The market for payment for ecosystems services is growing up
The decades-old policy idea was finally measured, and the ROI is apparent.
Last month, Nature Sustainability published the first global assessment of payment for ecosystem services (PES) programs, led by James Salzman, UCLA Law and UC Santa Barbara Bren School professor, as well as Forest Trends’ Ecosystem Marketplace. The study reveals that what was a policy idea a couple of decades ago rapidly has grown to large-scale schemes that involve businesses, governments, non-profits and other users and during which every year about $36 billion are exchanged for activities that provide or ensure ecosystem services, such as carbon capture, water filtration and biodiversity conservation.
In addition to the total value of PES programs, this new analysis, based on data from Forest Trends’ Ecosystem Marketplace, also tracks the total number, size and geography of programs across three sectors — biodiversity, water and forest carbon. It also analyzes several market types — voluntary, subsidy and compliance — to determine what type of program has been growing the fastest.
One of the earliest, best-known cases illustrating the "Payments for Ecosystem Services" principle is New York City, which, in the early 1990s, began paying for land management in the Catskills watershed to ensure safe drinking water for the city, avoiding the cost of building an expensive water treatment plant.

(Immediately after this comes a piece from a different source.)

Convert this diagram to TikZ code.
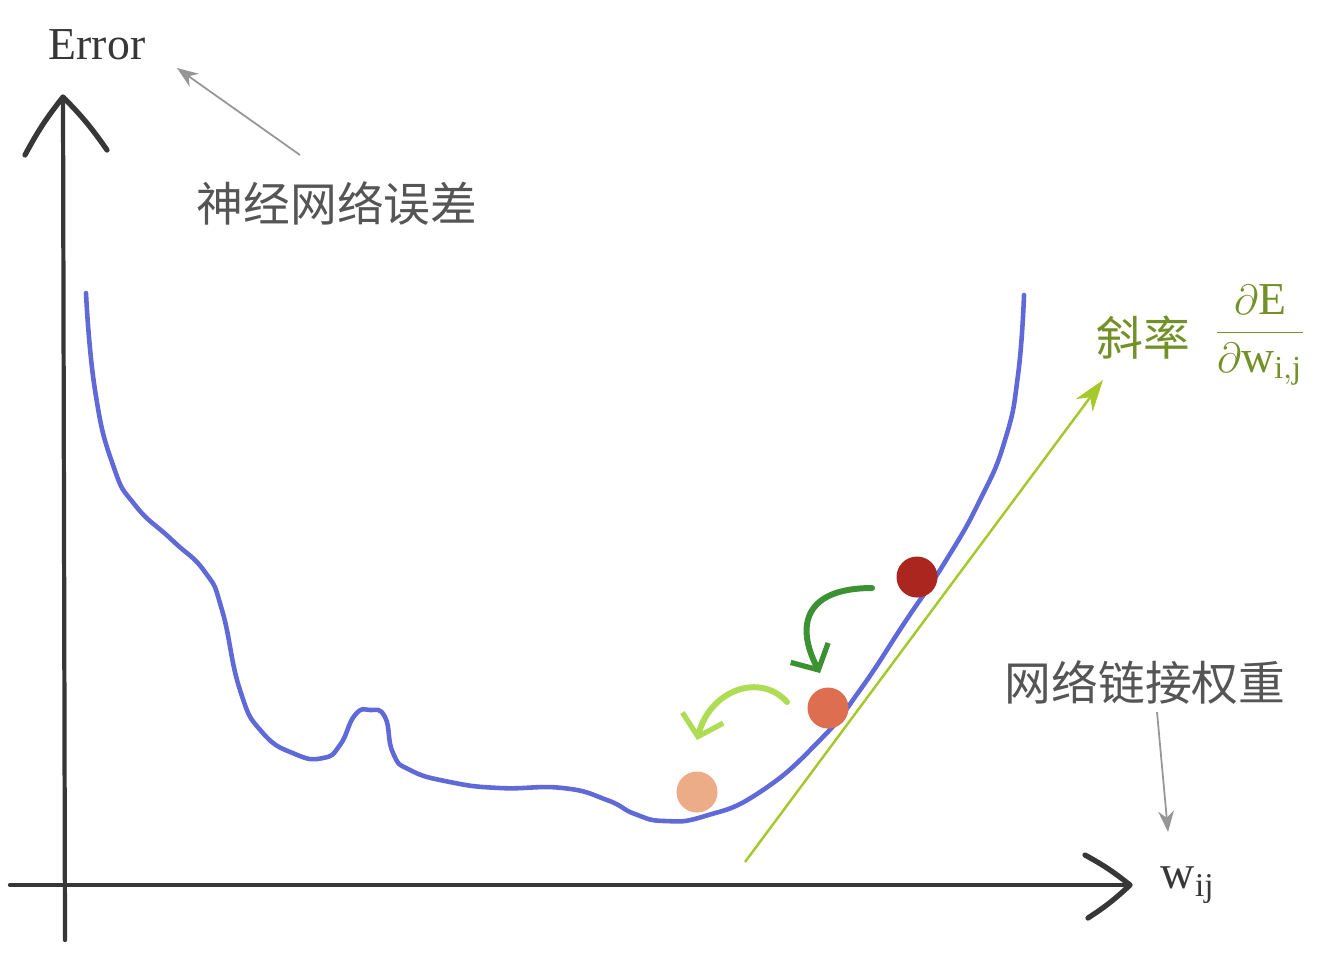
\documentclass[tikz,border=0pt]{standalone}
\usepackage{fontspec}
\setmainfont{Liberation Serif}
\newfontfamily\cjk{Noto Sans CJK SC}
\usetikzlibrary{arrows.meta}

\definecolor{errblue}{RGB}{95,105,215}
\definecolor{slopegreen}{RGB}{165,200,45}
\definecolor{slopetext}{RGB}{115,145,40}
\definecolor{stepdark}{RGB}{60,145,50}
\definecolor{steplight}{RGB}{175,220,85}
\definecolor{ballA}{RGB}{170,38,30}
\definecolor{ballB}{RGB}{222,110,80}
\definecolor{ballC}{RGB}{236,172,135}
\definecolor{axisgray}{RGB}{55,55,55}
\definecolor{notegray}{RGB}{85,85,85}
\definecolor{pointgray}{RGB}{150,150,150}

\begin{document}
\begin{tikzpicture}[x=0.01cm, y=-0.01cm,
    axis/.style={axisgray, line width=1.2pt, line cap=round},
    chevron/.style={axisgray, line width=1.5pt, line cap=round, line join=round},
    note/.style={notegray, font=\cjk\fontsize{13.3}{16}\selectfont},
    pointer/.style={pointgray, line width=0.5pt, -{Stealth[length=6pt, width=4.5pt]}},
    ball/.style={circle, inner sep=0pt, minimum size=0.41cm},
    hop/.style={line width=1.7pt, line cap=round,
      -{Straight Barb[length=5.5pt, width=12pt, line width=1.5pt]}}]

  \useasboundingbox (0,0) rectangle (1331,959);

  % axes
  \coordinate (origin) at (65,885);
  \coordinate (ytip) at (63,97);
  \coordinate (xtip) at (1130,885);
  \draw[axis] (65,940) -- (ytip);
  \draw[axis] (10,885) -- (xtip);
  \draw[chevron] (25,155) to[bend left=5] (ytip) to[bend left=5] (107,150);
  \draw[chevron] (1085,855) to[bend left=5] (xtip) to[bend left=5] (1088,918);

  % error curve
  \draw[errblue, line width=1.3pt, line cap=round] plot[smooth, tension=0.85] coordinates {
    (86,293) (95,390) (113,465) (135,505) (172,540) (205,572)
    (222,610) (240,690) (262,732) (295,754) (323,758) (340,745) (355,715)
    (370,710) (385,717) (393,753) (410,770) (450,782) (500,788) (563,788)
    (607,800) (635,814) (665,821) (705,816) (760,792) (820,740) (860,690)
    (905,622) (945,562) (980,500) (1005,440) (1018,375) (1024,295)};

  % tangent
  \coordinate (slope-foot) at (745,862);
  \coordinate (slope-head) at (1103,380);
  \draw[slopegreen, line width=0.7pt, -{Stealth[length=9pt, width=6pt]}] (slope-foot) -- (slope-head);

  % balls
  \foreach \name/\pos/\col in {ball1/{(917,577)}/ballA, ball2/{(828,708)}/ballB, ball3/{(697,792)}/ballC}{
    \node[ball, fill=\col] (\name) at \pos {};
  }

  % steps
  \coordinate (hop1-start) at (872,588);
  \coordinate (hop1-end) at (820,673);
  \coordinate (hop2-start) at (787,702);
  \coordinate (hop2-end) at (697,740);
  \draw[hop, stepdark] (hop1-start) .. controls (805,588) and (795,625) .. (hop1-end);
  \draw[hop, steplight] (hop2-start) .. controls (760,672) and (710,690) .. (hop2-end);

  % labels
  \node[axisgray, font=\fontsize{13}{15}\selectfont] (err) at (97,45) {Error};
  \node[note] (nnerr) at (337,203) {神经网络误差};
  \node[note] (wlink) at (1145,683) {网络链接权重};
  \node[axisgray, font=\fontsize{13.5}{16}\selectfont] (wij) at (1188,885) {w\textsubscript{ij}};
  \node[slopetext, font=\cjk\fontsize{13.3}{16}\selectfont] (slope) at (1143,338) {斜率};
  \node[slopetext, font=\fontsize{13}{15}\selectfont] (dedw) at (1260,335)
    {$\displaystyle\frac{\partial\mathrm{E}}{\partial\mathrm{w}_{\mathrm{i,j}}}$};

  % pointers
  \coordinate (nnerr-tail) at (300,155);
  \coordinate (err-tip) at (177,68);
  \coordinate (wlink-tail) at (1157,712);
  \coordinate (wij-tip) at (1168,832);
  \draw[pointer] (nnerr-tail) -- (err-tip);
  \draw[pointer] (wlink-tail) -- (wij-tip);

\end{tikzpicture}
\end{document}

More than a decade later, programs of this nature have multiplied and evolved, but heretofore had not been studied and analyzed. This new study, therefore, offers some important insights that could shine the light for the way forward.One of the earliest cases illustrating the 'Payments for Ecosystem Services' principle is New York City paying for land management in the Catskills watershed to ensure safe drinking water.

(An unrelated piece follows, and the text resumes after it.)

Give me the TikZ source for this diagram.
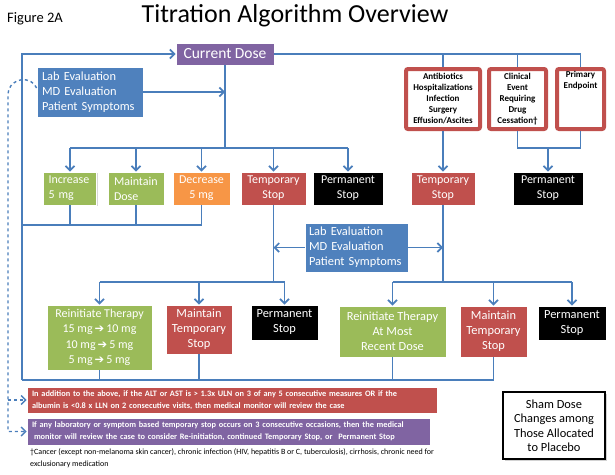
\documentclass[tikz,border=0pt]{standalone}
\usepackage{fontspec}
\setmainfont{Carlito}
\newfontfamily\symfont{DejaVu Sans}
\usetikzlibrary{arrows.meta,shadows}

\definecolor{lnblue}{HTML}{4A7EBB}
\definecolor{boxblue}{HTML}{4F81BD}
\definecolor{boxpurple}{HTML}{8064A2}
\definecolor{boxgreen}{HTML}{9BBB59}
\definecolor{boxorange}{HTML}{F79646}
\definecolor{boxred}{HTML}{C0504D}

\newcommand{\doseto}{\,{\symfont\fontsize{11.5}{10}\selectfont ➔}\,}

\tikzset{
  ln/.style={draw=lnblue, line width=1.7pt},
  dln/.style={draw=lnblue, line width=1.4pt, dashed},
  box/.style={draw=white, line width=0.8pt, inner sep=0pt, text=white,
    font=\fontsize{12}{15}\selectfont, align=center,
    drop shadow={shadow xshift=1.2pt, shadow yshift=-1.2pt, opacity=0.3}},
  greenbox/.style={box, fill=boxgreen},
  orangebox/.style={box, fill=boxorange},
  redbox/.style={box, fill=boxred},
  blackbox/.style={box, fill=black},
  bluebox/.style={box, fill=boxblue, font=\fontsize{12.4}{15}\selectfont},
  purplebox/.style={box, fill=boxpurple},
  redframe/.style={draw=boxred, line width=4pt, fill=white, rounded corners=2pt,
    inner sep=0pt, align=center, font=\fontsize{9}{11}\selectfont\bfseries,
    drop shadow={shadow xshift=1.2pt, shadow yshift=-1.2pt, opacity=0.3}},
  notebox/.style={box, inner xsep=5pt, align=left,
    font=\fontsize{8.3}{12}\selectfont\bfseries},
}

\begin{document}
\begin{tikzpicture}[x=1pt,y=-1pt,>={Straight Barb[length=4.5pt,width=9pt]}]
  \useasboundingbox[fill=white] (0,0) rectangle (615,474);

  % titel
  \node (fig) at (35,19) {\fontsize{14.5}{16}\selectfont Figure 2A};
  \node (title) at (295,16) {\fontsize{26}{30}\selectfont Titration Algorithm Overview};

  % boxen oben
  \node[purplebox, minimum width=98, minimum height=22,
    font=\fontsize{15.5}{18}\selectfont] (cur) at (225,54) {Current Dose};
  \node[bluebox, minimum height=50, text width=96, inner xsep=5pt, align=left]
    (lab1) at (90,92) {Lab Evaluation\\MD Evaluation\\Patient Symptoms};
  \node[redframe, minimum width=74, minimum height=60] (ant) at (443,99)
    {Antibiotics\\Hospitalizations\\Infection\\Surgery\\Effusion/Ascites};
  \node[redframe, minimum width=57, minimum height=60] (clin) at (517.5,99)
    {Clinical\\Event\\Requiring\\Drug\\Cessation\textdagger};
  \node[redframe, minimum width=47, minimum height=60] (prim) at (580.5,99) {};
  \node[anchor=north, inner sep=0pt, align=center,
    font=\fontsize{9}{11}\selectfont\bfseries] (primt) at ([yshift=-4pt]prim.north)
    {Primary\\Endpoint};

  % erste reihe
  \node[greenbox, minimum height=33, text width=43, inner xsep=5pt, align=left]
    (inc) at (70,188.5) {Increase\\5 mg};
  \node[greenbox, minimum height=33, text width=44, inner xsep=6pt, align=left]
    (mnt) at (136,188.5) {Maintain\\Dose};
  \node[orangebox, minimum width=57, minimum height=33] (dec) at (201.5,188.5) {Decrease\\5 mg};
  \node[redbox, minimum width=65, minimum height=33] (tmp1) at (273.5,188.5) {Temporary\\Stop};
  \node[blackbox, minimum width=70, minimum height=33] (perm1) at (348,188.5) {Permanent\\Stop};
  \node[redbox, minimum width=64, minimum height=33] (tmp2) at (443,188.5) {Temporary\\Stop};
  \node[blackbox, minimum width=70, minimum height=33] (perm2) at (548,188.5) {Permanent\\Stop};

  \node[bluebox, minimum height=49, text width=95, inner xsep=4pt, align=left]
    (lab2) at (356.5,247.5) {Lab Evaluation\\MD Evaluation\\Patient Symptoms};

  % zweite reihe
  \node[greenbox, minimum width=105, minimum height=65, font=\fontsize{12}{15.3}\selectfont]
    (rein1) at (99.5,337.5)
    {Reinitiate Therapy\\15 mg\doseto10 mg\\10 mg\doseto5 mg\\5 mg\doseto5 mg};
  \node[redbox, minimum width=66, minimum height=49, font=\fontsize{12.4}{15}\selectfont]
    (mtmp1) at (199,329.5) {Maintain\\Temporary\\Stop};
  \node[blackbox, minimum width=67, minimum height=35, font=\fontsize{12.4}{15}\selectfont]
    (perm3) at (284.5,322.5) {Permanent\\Stop};
  \node[greenbox, minimum width=107, minimum height=51, font=\fontsize{12.4}{15}\selectfont]
    (rein2) at (392.5,331.5) {Reinitiate Therapy\\At Most\\Recent Dose};
  \node[redbox, minimum width=67, minimum height=51, font=\fontsize{12.4}{15}\selectfont]
    (mtmp2) at (493.5,331.5) {Maintain\\Temporary\\Stop};
  \node[blackbox, minimum width=68, minimum height=34, font=\fontsize{12.4}{15}\selectfont]
    (perm4) at (572,323) {Permanent\\Stop};

  % hinweise unten
  \node[notebox, fill=boxred, text width=400, minimum height=26] (note1) at (232,400)
    {In addition to the above, if the ALT or AST is > 1.3x ULN on 3 of any 5 consecutive measures OR if the\\
     albumin is <0.8 x LLN on 2 consecutive visits, then medical monitor will review the case};
  \node[notebox, fill=boxpurple, text width=393, minimum height=27] (note2) at (228.5,431.5)
    {If any laboratory or symptom based temporary stop occurs on 3 consecutive occasions, then the medical\\
     \hspace{2pt}monitor will review the case to consider Re-initiation, continued Temporary Stop, or\hspace{3pt} Permanent Stop};
  \node[anchor=north west, inner sep=0pt, align=left, font=\fontsize{8}{12}\selectfont]
    (foot) at (30,448)
    {\textdagger Cancer (except non-melanoma skin cancer), chronic infection (HIV, hepatitis B or C, tuberculosis), cirrhosis, chronic need for\\
     exclusionary medication};
  \node[draw=black, line width=1.2pt, fill=white, minimum width=102, minimum height=67,
    align=center, font=\fontsize{12.4}{14.5}\selectfont,
    drop shadow={shadow xshift=1.5pt, shadow yshift=-1.5pt, opacity=0.35}]
    (sham) at (554,425.5) {Sham Dose\\Changes among\\Those Allocated\\to Placebo};

  % hilfspunkte
  \coordinate (lt) at (22,54);
  \coordinate (lm) at (22,225);
  \coordinate (lb) at (22,380);
  \coordinate (j1) at (225,148);
  \coordinate (j2) at (273.5,282);
  \coordinate (j3) at (443,282);
  \coordinate (j4) at (548,148);
  \coordinate (dk) at (8,400);

  % linien oben
  \draw[ln,->] (lb) -- (lt) -- (cur.west);
  \draw[ln] (cur.east) -| (prim.north);
  \draw[ln] (ant.north) -- (ant.north |- cur.east);
  \draw[ln] (clin.north) -- (clin.north |- cur.east);
  \draw[ln] (cur.south) -- (j1);
  \draw[ln,->] (lab1.east) -- (lab1.east -| cur.south);
  \draw[ln] (inc.north |- j1) -- (perm1.north |- j1);
  \foreach \n in {inc,mnt,dec,tmp1,perm1}
    \draw[ln,->] (\n.north |- j1) -- (\n.north);
  \draw[ln] (lm) -| (dec.south);
  \draw[ln] (inc.south) -- (inc.south |- lm);
  \draw[ln] (mnt.south) -- (mnt.south |- lm);

  % rechte seite
  \draw[ln,->] (ant.south) -- (tmp2.north);
  \draw[ln] (clin.south) |- (j4) -| (prim.south);
  \draw[ln,->] (j4) -- (perm2.north);

  % temporary stop
  \draw[ln] (tmp1.south) -- (j2);
  \draw[ln] (tmp2.south) -- (j3);
  \draw[ln,->] (lab2.west) -- (lab2.west -| tmp1.south);
  \draw[ln,->] (lab2.east) -- (lab2.east -| tmp2.south);
  \draw[ln] (rein1.north |- j2) -- (perm3.north |- j2);
  \draw[ln] (rein2.north |- j3) -- (perm4.north |- j3);
  \foreach \n in {rein1,mtmp1,perm3,rein2,mtmp2,perm4}
    \draw[ln,->] (\n.north |- j2) -- (\n.north);
  \draw[ln] (lb) -| (mtmp2.south);
  \foreach \n in {rein1,mtmp1,rein2}
    \draw[ln] (\n.south) -- (\n.south |- lb);

  % gestrichelt
  \draw[dln,->] ([yshift=4pt]lab1.west) .. controls (32,76) and (10,76) .. (8,94)
    |- (note2.west);
  \draw[dln,->] (dk) -- (note1.west);
\end{tikzpicture}
\end{document}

1. Watershed services payments are up
Payments for watershed services are the largest and most rapidly growing type of payment schemes. They are paying $24.7 billion in 62 countries in 2015, up from $6.7 billion in 2009.

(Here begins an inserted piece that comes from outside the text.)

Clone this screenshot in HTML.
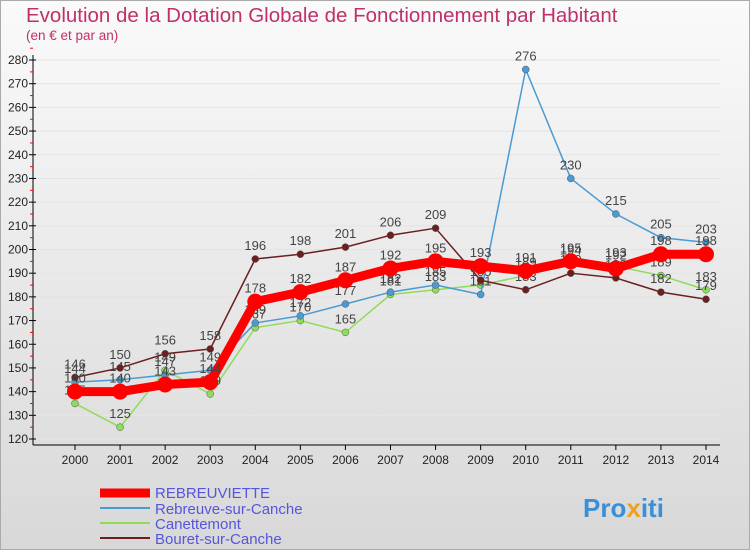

Watershed PES’ rapid growth can be explained in part because beneficiaries of flood protection and clean water often see the local connection between land management in watersheds and these ecosystem services. Also, in a number of countries, the public sector is collecting funds to pay for these programs — for example, through water utilities or government tax programs.
2. Biodiversity payments are down
Payments for ecosystem services that are related to biodiversity are at the opposite end of the spectrum.
Voluntary PES for biodiversity are the least developed type of payment scheme in terms of overall value and no agencies or institutions collect funds to pay for these programs. On the other hand, compliance markets for habitat restoration conservation are well-developed, transacting an estimated $4.8 billion in 2016.
3. The forest carbon market is next
Because trees play a key role in battling climate change, a number of eyes are on the forest carbon market at all times.
While it is still small compared to payments for watershed services and while there have been a number of fluctuations in this market, political developments — specifically, the implementation of the Paris Agreement — have the potential to drive more and steady activity in this context. To what extent this will happen, however, is in the (still CO2-packed) air.
4. Government regulation is not going away
No matter which type of ecosystem service, regulations and government subsidies play an important role in driving Payments for Ecosystem Services.
By issuing regulation, governments create demand and organize buyers. On the flip side, regulations for PES can exist and be effective only in countries with the governance capacity to issue them and ensure compliance.